Source code of charts:
------------------------

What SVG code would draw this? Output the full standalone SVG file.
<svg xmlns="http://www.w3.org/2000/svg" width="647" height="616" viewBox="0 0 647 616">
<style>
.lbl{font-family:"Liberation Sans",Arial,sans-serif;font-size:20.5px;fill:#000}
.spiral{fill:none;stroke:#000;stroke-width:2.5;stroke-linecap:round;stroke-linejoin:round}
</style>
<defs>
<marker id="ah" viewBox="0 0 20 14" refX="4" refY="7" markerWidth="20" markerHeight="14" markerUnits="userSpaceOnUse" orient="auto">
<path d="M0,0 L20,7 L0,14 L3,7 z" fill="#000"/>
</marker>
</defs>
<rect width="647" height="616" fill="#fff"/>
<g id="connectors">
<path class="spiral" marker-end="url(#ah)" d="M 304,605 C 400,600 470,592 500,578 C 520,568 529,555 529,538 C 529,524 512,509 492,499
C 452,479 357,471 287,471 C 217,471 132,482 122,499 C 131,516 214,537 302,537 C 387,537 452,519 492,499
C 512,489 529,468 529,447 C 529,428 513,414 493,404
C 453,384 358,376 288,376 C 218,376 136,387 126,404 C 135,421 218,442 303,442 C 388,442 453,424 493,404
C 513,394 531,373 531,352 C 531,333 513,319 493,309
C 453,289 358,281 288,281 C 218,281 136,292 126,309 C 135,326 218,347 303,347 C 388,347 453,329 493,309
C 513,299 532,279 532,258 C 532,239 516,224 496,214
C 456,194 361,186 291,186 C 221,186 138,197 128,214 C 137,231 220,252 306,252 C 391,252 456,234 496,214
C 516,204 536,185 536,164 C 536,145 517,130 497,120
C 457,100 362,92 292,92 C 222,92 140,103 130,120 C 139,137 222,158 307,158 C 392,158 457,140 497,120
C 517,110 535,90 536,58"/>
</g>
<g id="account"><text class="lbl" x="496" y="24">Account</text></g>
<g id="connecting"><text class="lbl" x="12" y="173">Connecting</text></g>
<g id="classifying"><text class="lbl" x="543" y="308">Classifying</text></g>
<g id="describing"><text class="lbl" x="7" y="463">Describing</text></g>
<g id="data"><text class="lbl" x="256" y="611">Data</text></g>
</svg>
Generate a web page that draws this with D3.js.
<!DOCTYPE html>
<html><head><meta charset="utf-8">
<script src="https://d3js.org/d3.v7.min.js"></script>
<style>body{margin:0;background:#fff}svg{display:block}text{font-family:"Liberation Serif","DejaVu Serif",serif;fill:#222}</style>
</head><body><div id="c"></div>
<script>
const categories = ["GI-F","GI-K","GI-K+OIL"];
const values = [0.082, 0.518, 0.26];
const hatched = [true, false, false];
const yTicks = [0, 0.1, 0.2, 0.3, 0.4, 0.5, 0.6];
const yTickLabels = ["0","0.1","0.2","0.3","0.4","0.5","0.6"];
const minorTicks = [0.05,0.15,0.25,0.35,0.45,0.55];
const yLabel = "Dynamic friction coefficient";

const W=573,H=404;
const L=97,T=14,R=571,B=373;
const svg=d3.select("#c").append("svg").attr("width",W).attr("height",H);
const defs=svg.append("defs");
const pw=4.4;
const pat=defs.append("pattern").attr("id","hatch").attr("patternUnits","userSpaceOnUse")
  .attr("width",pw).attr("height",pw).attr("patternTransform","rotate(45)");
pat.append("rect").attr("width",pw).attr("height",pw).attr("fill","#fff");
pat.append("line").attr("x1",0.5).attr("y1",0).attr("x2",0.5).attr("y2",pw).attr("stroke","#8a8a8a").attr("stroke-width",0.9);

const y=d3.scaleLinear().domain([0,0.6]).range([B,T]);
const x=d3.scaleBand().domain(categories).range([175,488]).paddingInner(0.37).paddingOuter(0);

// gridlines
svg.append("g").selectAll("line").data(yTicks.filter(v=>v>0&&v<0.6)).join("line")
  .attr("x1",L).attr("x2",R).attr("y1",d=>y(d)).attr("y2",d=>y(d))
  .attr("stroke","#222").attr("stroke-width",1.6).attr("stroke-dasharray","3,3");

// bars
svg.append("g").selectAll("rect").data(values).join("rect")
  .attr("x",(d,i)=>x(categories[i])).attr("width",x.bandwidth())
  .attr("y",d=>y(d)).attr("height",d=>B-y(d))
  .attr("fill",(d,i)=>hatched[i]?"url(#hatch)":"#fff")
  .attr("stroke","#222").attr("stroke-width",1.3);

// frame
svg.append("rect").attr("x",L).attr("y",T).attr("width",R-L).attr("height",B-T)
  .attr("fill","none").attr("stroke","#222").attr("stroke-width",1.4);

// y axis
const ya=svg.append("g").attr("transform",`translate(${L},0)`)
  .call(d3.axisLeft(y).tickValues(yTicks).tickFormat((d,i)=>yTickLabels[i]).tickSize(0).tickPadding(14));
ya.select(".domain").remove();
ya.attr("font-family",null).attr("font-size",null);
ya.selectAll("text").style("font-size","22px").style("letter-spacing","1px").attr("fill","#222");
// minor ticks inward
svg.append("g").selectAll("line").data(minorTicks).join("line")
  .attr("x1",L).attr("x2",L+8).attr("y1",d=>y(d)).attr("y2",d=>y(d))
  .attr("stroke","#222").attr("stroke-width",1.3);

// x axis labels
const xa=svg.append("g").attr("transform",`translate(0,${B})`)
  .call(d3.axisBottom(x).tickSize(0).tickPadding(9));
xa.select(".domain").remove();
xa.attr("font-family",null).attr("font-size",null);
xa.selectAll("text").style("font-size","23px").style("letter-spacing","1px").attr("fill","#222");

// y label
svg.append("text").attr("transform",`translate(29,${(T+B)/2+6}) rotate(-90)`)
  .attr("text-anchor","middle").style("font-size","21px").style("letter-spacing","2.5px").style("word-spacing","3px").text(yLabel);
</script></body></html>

------------------------

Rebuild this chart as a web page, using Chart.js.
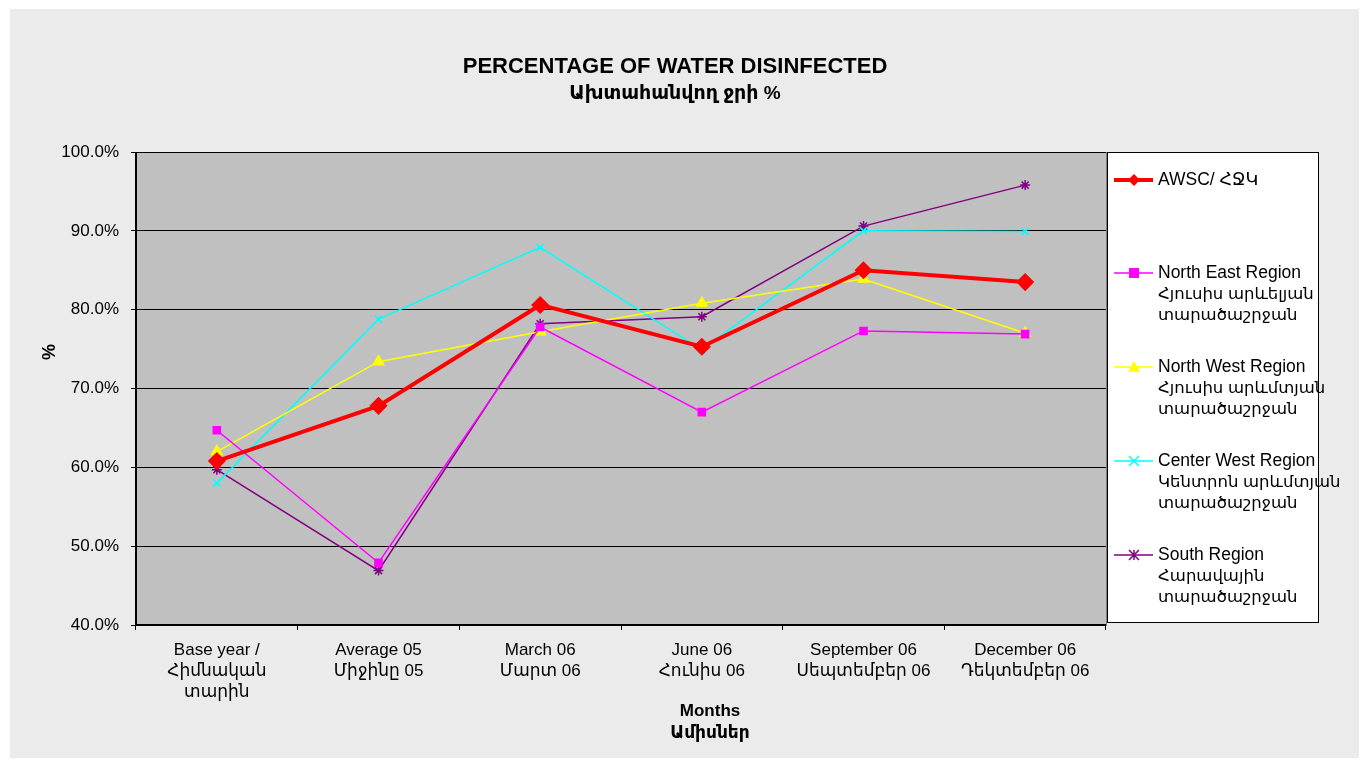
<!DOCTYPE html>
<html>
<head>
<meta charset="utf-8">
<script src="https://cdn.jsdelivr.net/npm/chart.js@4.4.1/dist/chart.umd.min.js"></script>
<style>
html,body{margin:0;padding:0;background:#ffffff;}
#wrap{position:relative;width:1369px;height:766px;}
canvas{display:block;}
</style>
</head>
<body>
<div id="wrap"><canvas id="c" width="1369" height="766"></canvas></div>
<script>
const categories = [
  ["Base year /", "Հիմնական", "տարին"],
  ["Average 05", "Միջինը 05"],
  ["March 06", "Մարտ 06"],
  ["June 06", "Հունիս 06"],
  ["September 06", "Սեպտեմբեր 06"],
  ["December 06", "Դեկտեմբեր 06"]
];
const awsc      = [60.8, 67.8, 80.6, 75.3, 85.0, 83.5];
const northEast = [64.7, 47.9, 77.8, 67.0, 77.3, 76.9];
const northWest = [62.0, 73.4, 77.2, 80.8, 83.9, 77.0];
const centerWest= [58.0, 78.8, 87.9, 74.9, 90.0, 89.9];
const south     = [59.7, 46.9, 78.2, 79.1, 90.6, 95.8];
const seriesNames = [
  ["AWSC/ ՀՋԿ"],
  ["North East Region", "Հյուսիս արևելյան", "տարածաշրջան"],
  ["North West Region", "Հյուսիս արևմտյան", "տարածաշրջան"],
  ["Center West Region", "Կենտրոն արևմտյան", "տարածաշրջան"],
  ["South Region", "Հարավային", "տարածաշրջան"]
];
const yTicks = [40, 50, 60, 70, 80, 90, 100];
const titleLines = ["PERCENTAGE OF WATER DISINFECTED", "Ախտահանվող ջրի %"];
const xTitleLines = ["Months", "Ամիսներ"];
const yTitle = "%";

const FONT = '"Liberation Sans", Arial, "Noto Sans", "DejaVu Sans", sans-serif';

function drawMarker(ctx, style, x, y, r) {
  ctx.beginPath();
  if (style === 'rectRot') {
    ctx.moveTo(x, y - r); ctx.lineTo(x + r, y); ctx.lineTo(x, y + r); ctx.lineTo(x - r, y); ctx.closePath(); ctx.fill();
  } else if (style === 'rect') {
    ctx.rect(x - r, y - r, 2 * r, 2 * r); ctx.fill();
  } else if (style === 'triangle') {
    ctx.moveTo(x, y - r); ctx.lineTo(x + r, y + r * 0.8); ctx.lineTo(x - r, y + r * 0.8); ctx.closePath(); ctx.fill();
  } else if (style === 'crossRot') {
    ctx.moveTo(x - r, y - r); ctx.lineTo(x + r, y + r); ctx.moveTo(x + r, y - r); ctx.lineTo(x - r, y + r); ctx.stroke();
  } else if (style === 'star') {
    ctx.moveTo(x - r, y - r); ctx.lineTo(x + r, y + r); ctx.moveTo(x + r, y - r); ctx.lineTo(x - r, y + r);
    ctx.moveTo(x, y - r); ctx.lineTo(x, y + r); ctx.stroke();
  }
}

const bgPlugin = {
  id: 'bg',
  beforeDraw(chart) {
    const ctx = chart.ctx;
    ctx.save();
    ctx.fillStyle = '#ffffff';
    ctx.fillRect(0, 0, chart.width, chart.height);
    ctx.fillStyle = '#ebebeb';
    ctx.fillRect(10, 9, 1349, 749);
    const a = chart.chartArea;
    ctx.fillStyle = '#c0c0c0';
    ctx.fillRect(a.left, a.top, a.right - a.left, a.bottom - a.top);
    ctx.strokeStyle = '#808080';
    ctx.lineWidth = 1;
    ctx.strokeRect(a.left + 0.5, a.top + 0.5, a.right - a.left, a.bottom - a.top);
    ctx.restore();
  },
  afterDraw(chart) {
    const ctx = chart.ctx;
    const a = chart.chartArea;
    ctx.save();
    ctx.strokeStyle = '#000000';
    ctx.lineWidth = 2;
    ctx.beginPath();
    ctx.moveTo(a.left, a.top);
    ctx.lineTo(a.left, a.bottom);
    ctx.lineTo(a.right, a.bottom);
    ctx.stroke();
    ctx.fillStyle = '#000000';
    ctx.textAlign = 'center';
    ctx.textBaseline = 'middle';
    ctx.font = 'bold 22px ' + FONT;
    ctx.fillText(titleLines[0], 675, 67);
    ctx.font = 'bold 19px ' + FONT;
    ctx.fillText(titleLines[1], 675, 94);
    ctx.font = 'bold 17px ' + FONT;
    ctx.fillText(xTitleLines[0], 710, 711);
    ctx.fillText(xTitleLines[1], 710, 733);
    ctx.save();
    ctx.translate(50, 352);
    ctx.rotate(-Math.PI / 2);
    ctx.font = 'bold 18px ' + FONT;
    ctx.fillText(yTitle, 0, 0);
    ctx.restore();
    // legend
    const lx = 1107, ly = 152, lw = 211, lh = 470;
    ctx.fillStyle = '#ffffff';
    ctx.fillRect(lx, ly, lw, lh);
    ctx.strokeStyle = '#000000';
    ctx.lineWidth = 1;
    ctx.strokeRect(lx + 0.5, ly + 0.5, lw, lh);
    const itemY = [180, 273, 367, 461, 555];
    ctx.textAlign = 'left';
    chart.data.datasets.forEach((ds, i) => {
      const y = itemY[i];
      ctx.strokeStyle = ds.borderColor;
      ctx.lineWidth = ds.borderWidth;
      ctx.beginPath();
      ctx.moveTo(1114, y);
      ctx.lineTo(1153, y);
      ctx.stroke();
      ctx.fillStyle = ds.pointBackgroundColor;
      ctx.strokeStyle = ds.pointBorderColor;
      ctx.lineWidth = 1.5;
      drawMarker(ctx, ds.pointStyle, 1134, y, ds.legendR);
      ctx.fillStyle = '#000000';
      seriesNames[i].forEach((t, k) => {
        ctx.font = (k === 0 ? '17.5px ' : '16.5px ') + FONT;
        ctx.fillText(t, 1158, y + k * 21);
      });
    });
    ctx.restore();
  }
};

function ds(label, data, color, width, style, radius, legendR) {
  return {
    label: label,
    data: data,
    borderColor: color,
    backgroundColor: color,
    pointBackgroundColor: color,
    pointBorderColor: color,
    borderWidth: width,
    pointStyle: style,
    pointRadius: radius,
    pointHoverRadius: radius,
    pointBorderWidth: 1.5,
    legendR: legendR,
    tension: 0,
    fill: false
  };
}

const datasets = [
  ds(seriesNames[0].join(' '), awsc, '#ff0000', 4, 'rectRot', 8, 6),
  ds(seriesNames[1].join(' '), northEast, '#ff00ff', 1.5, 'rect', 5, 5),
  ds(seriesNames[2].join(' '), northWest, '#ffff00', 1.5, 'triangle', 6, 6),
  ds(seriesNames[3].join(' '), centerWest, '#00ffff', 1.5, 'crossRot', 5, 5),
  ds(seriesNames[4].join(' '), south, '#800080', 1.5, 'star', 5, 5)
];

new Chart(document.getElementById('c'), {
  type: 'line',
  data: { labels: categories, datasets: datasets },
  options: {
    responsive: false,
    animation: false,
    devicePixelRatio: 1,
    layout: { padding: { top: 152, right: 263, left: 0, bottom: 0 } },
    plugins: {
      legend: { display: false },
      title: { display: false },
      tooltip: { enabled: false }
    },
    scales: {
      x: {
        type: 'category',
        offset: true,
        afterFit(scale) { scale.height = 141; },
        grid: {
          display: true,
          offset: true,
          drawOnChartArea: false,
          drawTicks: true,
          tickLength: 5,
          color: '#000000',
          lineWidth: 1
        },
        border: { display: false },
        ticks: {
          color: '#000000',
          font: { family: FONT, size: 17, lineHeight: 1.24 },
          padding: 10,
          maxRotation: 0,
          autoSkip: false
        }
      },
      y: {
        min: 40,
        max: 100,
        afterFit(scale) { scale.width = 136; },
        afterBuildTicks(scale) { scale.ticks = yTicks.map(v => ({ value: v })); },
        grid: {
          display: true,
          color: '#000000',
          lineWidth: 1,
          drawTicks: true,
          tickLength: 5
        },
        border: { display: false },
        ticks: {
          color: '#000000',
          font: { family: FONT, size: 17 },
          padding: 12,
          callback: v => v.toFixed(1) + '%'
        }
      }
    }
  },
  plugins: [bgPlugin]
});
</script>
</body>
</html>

------------------------

(Problem)
Go through the records and copy each line with "page" in it.

(Final result)
Generate a web page that draws this with D3.js.
Rebuild this chart as a web page, using Chart.js.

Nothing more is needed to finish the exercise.